There is a slim chance that, despite himself, Trump could succeed in laying the groundwork for a new Iran that wishes to peacefully prosper alongside its Middle Eastern neighbours and end its perennial enmity with the US.
The Persians were the world’s first capitalists with a sophisticated market economy dating back to the 6th century.
It’s not such a leap to presume that a country that boasts a highly educated population and the natural resources to become another prosperous potentate in the region wouldn’t seize the opportunity to do so.
But not before the Revolutionary Guard has used every last missile, drone and bullet against Israel, the US and its military hosts in the region and the Iranians pushing for its ouster.
The armchair generals who pontificate on America’s cable news channels and online media outlets have expressed surprise at Iran’s resilience and puzzlement that Iran would target US-friendly states that might otherwise have stayed neutral.
Their surprise that a regime with its back to the wall wouldn’t try to inflict as much damage as possible on its enemies and their hosts in the region is rather more surprising.

Especially since its unlikely that the smaller Gulf states share Israel’s appetite for destruction.

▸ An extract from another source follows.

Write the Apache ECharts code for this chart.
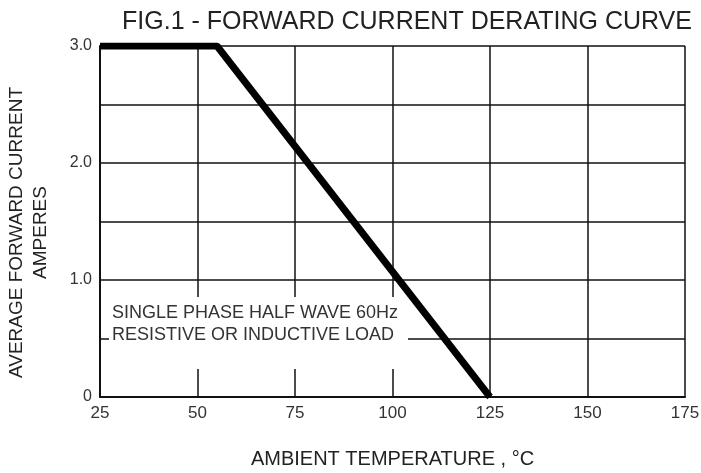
<!DOCTYPE html>
<html>
<head>
<meta charset="utf-8">
<script src="https://cdn.jsdelivr.net/npm/echarts@6/dist/echarts.min.js"></script>
<style>
html, body { margin: 0; padding: 0; background: #fff; }
#chart { width: 701px; height: 473px; }
</style>
</head>
<body>
<div id="chart"></div>
<script>
'use strict';

/** 正向电流降额曲线 */
var temperature = [25, 55, 125];
var current = [3.0, 3.0, 0];
var xTicks = [25, 50, 75, 100, 125, 150, 175];
var yLabels = { 0: '0', 1: '1.0', 2: '2.0', 3: '3.0' };

var chart = echarts.init(document.getElementById('chart'));
var font = 'Liberation Sans, Arial, sans-serif';

var option = {
    backgroundColor: '#fff',
    animation: false,
    title: {
        text: 'FIG.1 - FORWARD CURRENT DERATING CURVE',
        left: 402,
        top: 5,
        textAlign: 'center',
        textStyle: { fontFamily: font, fontSize: 25, fontWeight: 'normal', color: '#222' }
    },
    grid: { left: 100, right: 16, top: 46, bottom: 76, outerBoundsMode: 'none', containLabel: false },
    xAxis: {
        type: 'value',
        min: xTicks[0],
        max: xTicks[xTicks.length - 1],
        interval: 25,
        name: 'AMBIENT TEMPERATURE , \u00b0C',
        nameLocation: 'middle',
        nameGap: 52,
        nameTextStyle: { fontFamily: font, fontSize: 20, color: '#222' },
        axisLine: { show: true, lineStyle: { color: '#111', width: 2 } },
        axisTick: { show: false },
        axisLabel: { fontFamily: font, fontSize: 17, color: '#333', margin: 8 },
        splitLine: { show: true, lineStyle: { color: '#111', width: 1.5 } }
    },
    yAxis: {
        type: 'value',
        min: 0,
        max: 3,
        interval: 0.5,
        name: 'AVERAGE FORWARD CURRENT\nAMPERES',
        nameLocation: 'middle',
        nameGap: 47,
        nameTextStyle: { fontFamily: font, fontSize: 19, color: '#222', lineHeight: 24, padding: [0, 22, 0, 0] },
        axisLine: { show: true, lineStyle: { color: '#111', width: 2 } },
        axisTick: { show: false },
        axisLabel: {
            fontFamily: font, fontSize: 16, color: '#333', margin: 8,
            formatter: function (v) { return yLabels[v] !== undefined ? yLabels[v] : ''; }
        },
        splitLine: { show: true, lineStyle: { color: '#111', width: 1.5 } }
    },
    graphic: [{
        type: 'rect',
        z: 10,
        shape: { x: 109, y: 297, width: 299, height: 72 },
        style: { fill: '#fff' }
    }, {
        type: 'text',
        z: 11,
        left: 112,
        top: 302,
        style: {
            text: 'SINGLE PHASE HALF WAVE 60Hz\nRESISTIVE OR INDUCTIVE LOAD',
            font: '18px ' + font,
            lineHeight: 22,
            fill: '#333'
        }
    }],
    series: [{
        type: 'line',
        data: temperature.map(function (t, i) { return [t, current[i]]; }),
        symbol: 'none',
        z: 20,
        lineStyle: { color: '#000', width: 7 }
    }]
};
chart.setOption(option);
</script>
</body>
</html>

Every day the Strait of Hormuz remains off-limits is another direct hit on their economies.
As well as an estimated 45,000 US troops, the region is host to as many as one million US citizens, tens of thousands of whom are highly paid expats who live in opulent compounds and socialise in the seven-star hotels of Dubai, Abu Dhabi, Doha and Manama.
Now they’re fleeing in droves, taking their dollars and their expertise with them. And the 100 million tourists who visited in the region in 2025 will be taking their billions to other overpriced resorts in 2026.

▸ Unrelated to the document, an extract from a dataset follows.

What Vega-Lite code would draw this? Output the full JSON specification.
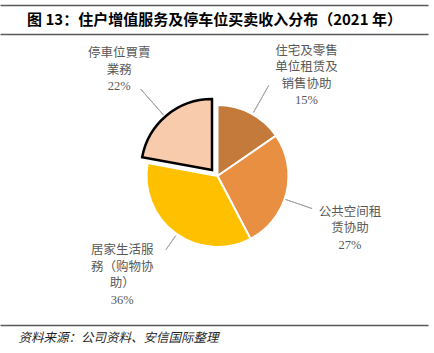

Iran has few friends but the risk that Iraq’s Shia militias could join the fray is a real one.
There are cultural and ethnic differences between Iraq’s majority Arab Shia population and Iran’s Farsi-speaking Persians. But they share the same holy sites and a loathing for the US and Israel.
Both Iran and Iraq have majority Shia populations and share holy sites but there are cultural and ethnic differences; more than two thirds of Iraq’s population of 48 million is Shia Arabs. Farsi speaking Persian Shias account for 90% of Iran’s 93 million citizens.
Trump may already have his eye on the exit ramp but the biggest risk to his quick fix gamble comes from inside the White House.
Hegseth isn’t just dangerously out of his depth. He’s fuelled by a Christian fundamentalist zeal and an antipathy towards Muslims that should have disqualified him from his role.
According to US Military Freedom Religious Foundation president Mike Weinstein, more than 110 complaints have been filed since the war began by soldiers in 40 different units spread across 30 military bases.

The complaints are lodged against Hegseth-appointed military commanders who are framing the war with Iran as part of a Biblical prophesy with one military commander telling his troops: "President Trump has been anointed by Jesus to light the signal fire in Iran to cause Armageddon and mark his return to Earth.”
Framing the war as an End of Days reckoning is a spark that could ignite a conflagration that engulfs the region. It’s hard to fight an enemy that has no fear of death, much less one that relishes martyrdom.
Iran can’t win this war but it can make sure it’s not the only loser.